New water heater rules could lower your energy bills

Looking to replace your home water heater? New federal rules governing the appliances' efficiency go into effect April 16. The results might leave you paying more at the outset for a new model -- and with a little less space in your basement – but will result in lower energy bills.

Efficiency Technology

The new heaters will be more efficient, but they will also be bigger and bulkier. That's mostly due to thicker insulation to keep water stored in the tank from cooling down as fast, saving the energy needed to reheat it. The new models will also see some upgrades in technology: Most electric models are integrating heat-pumps to meet the standards, while gas water heaters are using condensers.

Some manufacturers predict that the purchase price for new water heaters could jump by as much as 30 percent as a result of the new rules. On the other side of the balance sheet, the government expects that the standards will save consumers a total of $63 billion in utility bills over the next 30 years -- water heaters are the third biggest energy guzzler in the average house, after the heater and air conditioner, and account for about 17 percent of total household energy consumption, according to the U.S. Department of Energy. The feds also claim that the regulations will prevent 172.5 million metric tons of carbon pollution, the equivalent to what 33.8 million cars emit in a year.

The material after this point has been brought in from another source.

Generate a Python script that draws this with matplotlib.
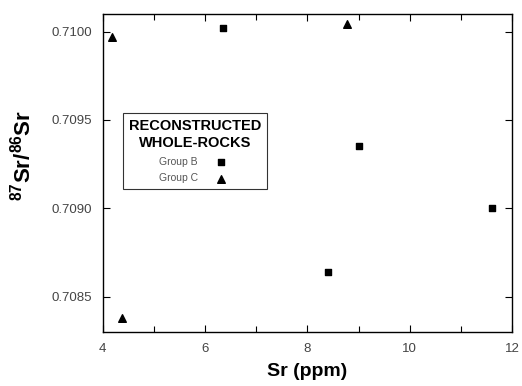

"These energy-conserving appliance standards are a critical part of the Administration's overall efforts to save energy in homes and businesses nationwide," former Energy Secretary Steven Chu said of the new rules. "By raising the energy efficiency requirements of our everyday appliances, we will save money for American families and companies, reduce carbon pollution, and enhance our energy security for decades to come."

Tradeoffs in Price

It’s not all good news. In addition to the increase in sticker price, contractors also worry that installation and maintenance of the new appliances will be more complicated, and therefore more expensive as well. Another concern is that the bigger models won't fit in homes that have their current water heaters tucked snugly into small rooms or closets.

You will pay more for a new water heater, but the expected energy savings will help offset the initial costs. Instant or tankless heaters are also an option. which are still more energy-efficient than even the new conventional models.

If it's not time to upgrade your water heater yet, you can still save energy by setting your current device to 120 degrees and giving it regular maintenance. Make sure you use the energy-saving settings on your dishwasher and washing machine, and don't linger in the shower.